» **Exercise instructions**: Repeat only the lines below that run from the line with "Recreate this image" to the line with "plt.rcParams['font.family'] = ['Noto", ends included; skip every picture.

......

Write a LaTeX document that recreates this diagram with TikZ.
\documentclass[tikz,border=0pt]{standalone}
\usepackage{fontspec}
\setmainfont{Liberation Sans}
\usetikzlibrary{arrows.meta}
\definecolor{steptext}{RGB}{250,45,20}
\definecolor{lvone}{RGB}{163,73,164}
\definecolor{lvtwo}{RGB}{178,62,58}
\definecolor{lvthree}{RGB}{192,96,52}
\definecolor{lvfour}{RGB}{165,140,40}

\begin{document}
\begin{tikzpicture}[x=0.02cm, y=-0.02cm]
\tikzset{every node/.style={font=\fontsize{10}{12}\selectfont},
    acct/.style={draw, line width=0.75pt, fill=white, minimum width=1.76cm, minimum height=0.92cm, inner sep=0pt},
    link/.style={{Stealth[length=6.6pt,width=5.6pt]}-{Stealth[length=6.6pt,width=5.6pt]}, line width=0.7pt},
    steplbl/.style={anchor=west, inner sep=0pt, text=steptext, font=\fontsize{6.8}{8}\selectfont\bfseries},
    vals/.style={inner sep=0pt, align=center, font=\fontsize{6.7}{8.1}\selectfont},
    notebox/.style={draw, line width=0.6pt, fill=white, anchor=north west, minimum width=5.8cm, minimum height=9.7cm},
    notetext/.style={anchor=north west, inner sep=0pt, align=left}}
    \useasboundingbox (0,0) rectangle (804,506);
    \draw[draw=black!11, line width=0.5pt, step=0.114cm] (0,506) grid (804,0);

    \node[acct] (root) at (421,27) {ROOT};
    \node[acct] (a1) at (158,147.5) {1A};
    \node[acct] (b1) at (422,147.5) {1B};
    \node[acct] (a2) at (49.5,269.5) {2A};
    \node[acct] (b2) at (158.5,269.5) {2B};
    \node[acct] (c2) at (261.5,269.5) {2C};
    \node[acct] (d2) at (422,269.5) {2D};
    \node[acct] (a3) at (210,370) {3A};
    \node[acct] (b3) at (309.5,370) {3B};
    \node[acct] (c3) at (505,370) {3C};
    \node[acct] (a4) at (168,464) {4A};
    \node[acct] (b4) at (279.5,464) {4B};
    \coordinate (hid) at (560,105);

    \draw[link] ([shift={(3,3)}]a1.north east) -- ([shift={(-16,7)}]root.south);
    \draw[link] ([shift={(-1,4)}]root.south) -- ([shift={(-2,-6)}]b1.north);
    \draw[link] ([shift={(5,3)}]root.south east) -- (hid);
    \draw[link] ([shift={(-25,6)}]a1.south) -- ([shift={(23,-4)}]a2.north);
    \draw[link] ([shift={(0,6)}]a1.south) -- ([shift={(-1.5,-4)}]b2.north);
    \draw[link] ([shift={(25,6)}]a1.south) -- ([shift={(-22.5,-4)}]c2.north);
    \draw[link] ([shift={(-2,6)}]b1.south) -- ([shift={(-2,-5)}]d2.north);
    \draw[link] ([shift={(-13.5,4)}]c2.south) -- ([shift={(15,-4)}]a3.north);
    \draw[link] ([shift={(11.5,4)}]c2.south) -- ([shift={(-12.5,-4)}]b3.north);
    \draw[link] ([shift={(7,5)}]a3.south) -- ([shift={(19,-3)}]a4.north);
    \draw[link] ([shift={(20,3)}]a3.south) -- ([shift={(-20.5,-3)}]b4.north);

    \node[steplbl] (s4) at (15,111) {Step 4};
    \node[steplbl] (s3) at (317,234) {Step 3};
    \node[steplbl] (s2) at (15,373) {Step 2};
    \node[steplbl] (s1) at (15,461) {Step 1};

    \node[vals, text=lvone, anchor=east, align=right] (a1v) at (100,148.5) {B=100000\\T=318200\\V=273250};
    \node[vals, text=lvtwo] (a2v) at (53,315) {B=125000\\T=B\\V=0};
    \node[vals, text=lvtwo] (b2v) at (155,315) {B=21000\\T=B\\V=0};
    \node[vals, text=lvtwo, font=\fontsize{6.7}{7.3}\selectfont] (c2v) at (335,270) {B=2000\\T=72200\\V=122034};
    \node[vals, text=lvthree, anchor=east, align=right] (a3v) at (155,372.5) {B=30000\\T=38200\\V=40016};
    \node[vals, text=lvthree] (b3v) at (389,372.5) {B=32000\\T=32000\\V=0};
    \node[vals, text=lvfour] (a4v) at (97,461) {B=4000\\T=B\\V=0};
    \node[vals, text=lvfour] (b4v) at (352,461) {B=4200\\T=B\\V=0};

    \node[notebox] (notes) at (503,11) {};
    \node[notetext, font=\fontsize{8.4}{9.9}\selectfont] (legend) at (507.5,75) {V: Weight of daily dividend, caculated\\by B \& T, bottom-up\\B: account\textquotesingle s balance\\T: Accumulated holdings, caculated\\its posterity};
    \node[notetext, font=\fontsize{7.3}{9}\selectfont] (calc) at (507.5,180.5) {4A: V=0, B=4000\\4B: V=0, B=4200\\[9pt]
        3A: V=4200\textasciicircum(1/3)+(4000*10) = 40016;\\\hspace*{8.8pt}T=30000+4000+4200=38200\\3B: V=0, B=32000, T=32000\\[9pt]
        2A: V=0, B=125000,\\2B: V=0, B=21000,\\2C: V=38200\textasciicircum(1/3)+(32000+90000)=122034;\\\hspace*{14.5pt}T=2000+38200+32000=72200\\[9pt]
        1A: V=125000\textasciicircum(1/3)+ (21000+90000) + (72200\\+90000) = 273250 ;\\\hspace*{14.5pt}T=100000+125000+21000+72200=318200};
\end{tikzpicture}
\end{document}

......

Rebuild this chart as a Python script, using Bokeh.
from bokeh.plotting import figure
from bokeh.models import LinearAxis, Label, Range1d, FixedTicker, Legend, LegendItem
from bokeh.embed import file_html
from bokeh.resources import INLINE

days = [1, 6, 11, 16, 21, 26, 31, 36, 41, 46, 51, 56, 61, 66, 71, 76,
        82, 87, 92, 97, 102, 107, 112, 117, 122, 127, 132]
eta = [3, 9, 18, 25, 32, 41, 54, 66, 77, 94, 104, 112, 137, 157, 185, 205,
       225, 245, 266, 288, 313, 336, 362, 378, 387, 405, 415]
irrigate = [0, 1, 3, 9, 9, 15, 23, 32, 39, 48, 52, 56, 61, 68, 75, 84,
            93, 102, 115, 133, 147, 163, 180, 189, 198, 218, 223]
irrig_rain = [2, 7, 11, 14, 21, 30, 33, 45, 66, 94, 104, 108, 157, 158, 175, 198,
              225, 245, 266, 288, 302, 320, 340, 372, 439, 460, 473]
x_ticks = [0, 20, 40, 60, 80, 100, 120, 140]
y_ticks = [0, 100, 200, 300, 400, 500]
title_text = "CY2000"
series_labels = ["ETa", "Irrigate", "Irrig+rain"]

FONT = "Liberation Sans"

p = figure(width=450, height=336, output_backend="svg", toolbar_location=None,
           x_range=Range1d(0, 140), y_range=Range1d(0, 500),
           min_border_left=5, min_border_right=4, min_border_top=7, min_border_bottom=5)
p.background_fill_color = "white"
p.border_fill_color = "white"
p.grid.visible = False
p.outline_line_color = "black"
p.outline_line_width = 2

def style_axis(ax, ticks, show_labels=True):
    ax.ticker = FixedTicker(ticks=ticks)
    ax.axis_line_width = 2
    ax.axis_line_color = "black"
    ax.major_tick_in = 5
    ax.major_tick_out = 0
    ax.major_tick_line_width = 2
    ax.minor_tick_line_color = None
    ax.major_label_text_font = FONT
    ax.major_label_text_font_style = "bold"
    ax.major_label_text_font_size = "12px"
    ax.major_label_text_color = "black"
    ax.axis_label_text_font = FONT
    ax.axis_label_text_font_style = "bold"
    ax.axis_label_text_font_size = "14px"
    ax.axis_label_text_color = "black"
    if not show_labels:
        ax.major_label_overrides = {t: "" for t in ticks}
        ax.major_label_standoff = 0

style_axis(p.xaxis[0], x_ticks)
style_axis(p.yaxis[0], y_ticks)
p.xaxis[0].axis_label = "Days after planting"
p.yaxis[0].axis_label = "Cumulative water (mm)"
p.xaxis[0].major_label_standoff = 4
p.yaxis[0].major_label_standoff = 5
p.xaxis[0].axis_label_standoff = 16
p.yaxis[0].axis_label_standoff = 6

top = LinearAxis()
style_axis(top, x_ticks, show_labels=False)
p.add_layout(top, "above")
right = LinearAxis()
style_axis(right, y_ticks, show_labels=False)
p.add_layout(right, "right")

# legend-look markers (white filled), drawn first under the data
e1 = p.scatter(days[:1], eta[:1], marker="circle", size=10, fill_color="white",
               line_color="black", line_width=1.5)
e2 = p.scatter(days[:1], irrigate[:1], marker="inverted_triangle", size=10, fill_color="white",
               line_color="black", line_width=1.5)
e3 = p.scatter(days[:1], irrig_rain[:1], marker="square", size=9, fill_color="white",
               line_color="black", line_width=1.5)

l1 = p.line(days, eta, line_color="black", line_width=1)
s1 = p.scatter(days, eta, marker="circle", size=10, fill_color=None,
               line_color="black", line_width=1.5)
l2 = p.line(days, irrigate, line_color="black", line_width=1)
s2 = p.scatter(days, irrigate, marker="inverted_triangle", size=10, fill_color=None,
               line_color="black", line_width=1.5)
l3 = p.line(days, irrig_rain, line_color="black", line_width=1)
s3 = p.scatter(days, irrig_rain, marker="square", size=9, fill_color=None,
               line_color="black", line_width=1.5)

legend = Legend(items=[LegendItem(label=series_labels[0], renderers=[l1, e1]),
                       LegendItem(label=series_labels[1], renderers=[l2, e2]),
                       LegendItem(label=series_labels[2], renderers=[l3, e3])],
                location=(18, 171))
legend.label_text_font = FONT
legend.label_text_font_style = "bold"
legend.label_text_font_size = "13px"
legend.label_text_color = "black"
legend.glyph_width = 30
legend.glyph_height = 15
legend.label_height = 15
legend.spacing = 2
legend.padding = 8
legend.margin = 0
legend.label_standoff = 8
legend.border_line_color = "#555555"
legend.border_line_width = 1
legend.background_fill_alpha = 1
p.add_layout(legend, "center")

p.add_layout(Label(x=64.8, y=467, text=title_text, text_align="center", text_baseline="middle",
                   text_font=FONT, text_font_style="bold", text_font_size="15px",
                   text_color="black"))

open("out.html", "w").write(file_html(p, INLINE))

......

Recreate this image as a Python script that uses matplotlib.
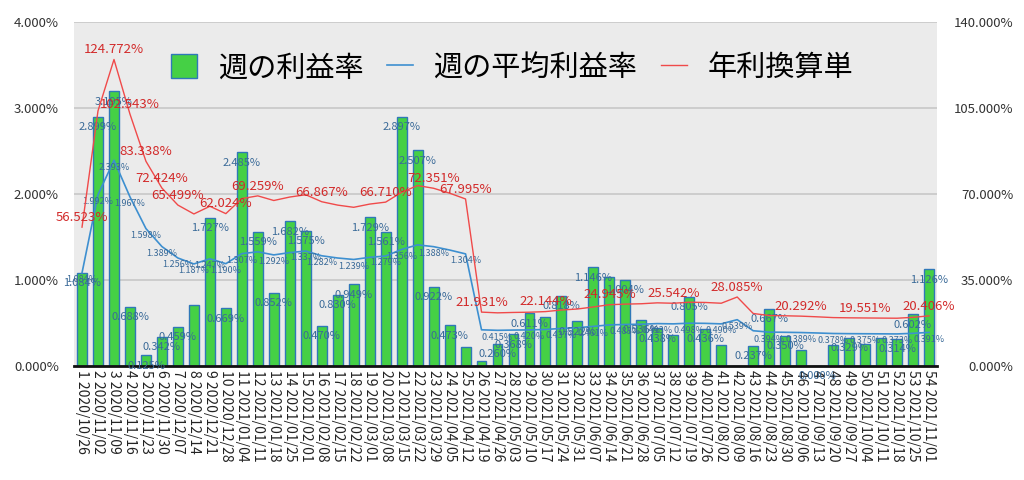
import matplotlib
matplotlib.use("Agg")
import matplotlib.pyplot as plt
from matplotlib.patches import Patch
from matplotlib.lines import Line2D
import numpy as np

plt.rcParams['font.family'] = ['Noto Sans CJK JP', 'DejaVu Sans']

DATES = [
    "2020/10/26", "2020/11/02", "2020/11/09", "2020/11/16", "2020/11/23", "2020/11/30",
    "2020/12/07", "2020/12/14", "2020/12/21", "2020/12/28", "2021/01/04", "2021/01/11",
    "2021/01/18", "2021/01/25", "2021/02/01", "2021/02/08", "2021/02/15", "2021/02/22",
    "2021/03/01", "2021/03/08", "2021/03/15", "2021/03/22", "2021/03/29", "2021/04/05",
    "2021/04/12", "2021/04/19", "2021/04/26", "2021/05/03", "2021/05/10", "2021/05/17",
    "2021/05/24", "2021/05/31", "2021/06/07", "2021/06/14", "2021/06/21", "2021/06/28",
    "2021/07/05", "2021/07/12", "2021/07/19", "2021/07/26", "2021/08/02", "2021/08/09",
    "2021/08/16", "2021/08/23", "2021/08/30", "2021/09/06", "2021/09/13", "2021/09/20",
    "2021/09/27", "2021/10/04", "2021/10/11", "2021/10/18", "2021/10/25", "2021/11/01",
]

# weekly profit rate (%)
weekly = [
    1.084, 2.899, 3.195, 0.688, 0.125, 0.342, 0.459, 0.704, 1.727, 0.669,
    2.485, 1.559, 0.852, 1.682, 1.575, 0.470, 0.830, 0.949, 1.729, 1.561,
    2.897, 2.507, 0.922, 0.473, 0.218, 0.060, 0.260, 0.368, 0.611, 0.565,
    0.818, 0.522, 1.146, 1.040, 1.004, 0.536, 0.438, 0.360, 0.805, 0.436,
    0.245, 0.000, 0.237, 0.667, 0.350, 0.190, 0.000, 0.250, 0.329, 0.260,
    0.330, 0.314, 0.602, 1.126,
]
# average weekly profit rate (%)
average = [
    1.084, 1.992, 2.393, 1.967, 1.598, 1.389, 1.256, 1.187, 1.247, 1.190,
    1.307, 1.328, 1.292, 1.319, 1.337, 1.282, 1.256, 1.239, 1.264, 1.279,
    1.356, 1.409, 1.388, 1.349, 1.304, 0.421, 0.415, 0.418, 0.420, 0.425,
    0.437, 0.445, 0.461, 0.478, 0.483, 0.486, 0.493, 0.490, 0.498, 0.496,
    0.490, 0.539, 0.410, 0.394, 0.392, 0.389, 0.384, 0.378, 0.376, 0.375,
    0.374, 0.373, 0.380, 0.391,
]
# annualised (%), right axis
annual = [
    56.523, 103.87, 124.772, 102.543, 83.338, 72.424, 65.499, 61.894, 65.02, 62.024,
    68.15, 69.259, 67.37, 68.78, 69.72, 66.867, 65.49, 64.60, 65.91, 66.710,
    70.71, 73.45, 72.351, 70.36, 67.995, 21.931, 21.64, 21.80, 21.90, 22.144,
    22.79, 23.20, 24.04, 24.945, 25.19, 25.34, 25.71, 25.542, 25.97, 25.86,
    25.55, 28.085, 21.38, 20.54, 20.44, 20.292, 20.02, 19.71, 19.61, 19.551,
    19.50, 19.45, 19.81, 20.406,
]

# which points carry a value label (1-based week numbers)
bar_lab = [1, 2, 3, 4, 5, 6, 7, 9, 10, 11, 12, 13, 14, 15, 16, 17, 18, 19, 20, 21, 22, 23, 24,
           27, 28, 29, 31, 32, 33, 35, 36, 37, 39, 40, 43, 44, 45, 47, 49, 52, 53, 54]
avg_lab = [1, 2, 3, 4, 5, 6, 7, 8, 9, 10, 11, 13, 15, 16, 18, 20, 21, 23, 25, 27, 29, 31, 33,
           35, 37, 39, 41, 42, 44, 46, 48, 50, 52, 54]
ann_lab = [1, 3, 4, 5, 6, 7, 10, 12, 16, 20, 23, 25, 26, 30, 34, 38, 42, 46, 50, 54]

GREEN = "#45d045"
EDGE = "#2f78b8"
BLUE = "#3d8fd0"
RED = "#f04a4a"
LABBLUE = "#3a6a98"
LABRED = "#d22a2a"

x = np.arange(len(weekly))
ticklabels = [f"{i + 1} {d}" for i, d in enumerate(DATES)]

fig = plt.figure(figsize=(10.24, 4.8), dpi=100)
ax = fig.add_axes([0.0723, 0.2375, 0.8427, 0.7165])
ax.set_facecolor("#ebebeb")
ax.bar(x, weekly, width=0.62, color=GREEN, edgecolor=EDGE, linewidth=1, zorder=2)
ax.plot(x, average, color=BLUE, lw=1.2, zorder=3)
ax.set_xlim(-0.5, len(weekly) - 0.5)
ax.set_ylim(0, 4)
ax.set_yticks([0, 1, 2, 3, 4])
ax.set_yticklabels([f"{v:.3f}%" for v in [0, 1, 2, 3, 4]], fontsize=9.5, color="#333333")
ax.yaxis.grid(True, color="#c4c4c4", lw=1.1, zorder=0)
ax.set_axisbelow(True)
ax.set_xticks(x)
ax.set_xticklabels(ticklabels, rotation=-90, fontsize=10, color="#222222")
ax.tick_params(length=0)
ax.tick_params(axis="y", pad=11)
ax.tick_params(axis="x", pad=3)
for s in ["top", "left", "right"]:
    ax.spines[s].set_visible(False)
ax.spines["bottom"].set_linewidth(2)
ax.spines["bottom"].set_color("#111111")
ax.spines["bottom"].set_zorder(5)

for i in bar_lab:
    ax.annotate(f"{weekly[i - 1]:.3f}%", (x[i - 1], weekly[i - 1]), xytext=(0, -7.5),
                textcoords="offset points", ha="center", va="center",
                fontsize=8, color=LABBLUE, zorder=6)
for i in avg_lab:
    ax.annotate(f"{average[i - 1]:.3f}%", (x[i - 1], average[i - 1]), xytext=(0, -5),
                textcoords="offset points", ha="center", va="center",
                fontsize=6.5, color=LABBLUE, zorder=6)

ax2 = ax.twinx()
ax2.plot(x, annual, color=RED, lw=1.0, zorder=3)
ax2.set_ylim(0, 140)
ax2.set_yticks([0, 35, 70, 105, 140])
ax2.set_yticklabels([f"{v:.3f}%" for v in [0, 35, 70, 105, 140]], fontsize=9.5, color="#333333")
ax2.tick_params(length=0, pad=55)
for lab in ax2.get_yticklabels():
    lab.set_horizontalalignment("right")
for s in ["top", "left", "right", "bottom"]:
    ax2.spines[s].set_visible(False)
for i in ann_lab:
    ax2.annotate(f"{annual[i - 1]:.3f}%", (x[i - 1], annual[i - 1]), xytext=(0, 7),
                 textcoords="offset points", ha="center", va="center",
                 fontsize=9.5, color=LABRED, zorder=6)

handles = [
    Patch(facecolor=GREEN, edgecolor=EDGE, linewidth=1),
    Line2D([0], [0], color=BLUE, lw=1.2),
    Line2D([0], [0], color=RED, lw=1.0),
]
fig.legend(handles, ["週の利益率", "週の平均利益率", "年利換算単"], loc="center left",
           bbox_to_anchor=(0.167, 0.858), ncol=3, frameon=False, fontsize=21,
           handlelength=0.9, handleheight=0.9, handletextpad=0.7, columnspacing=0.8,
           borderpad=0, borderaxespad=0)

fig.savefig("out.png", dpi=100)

......

» **Task result**:
Recreate this image as a Python script that uses matplotlib.
import matplotlib
matplotlib.use("Agg")
import matplotlib.pyplot as plt
from matplotlib.patches import Patch
from matplotlib.lines import Line2D
import numpy as np

plt.rcParams['font.family'] = ['Noto Sans CJK JP', 'DejaVu Sans']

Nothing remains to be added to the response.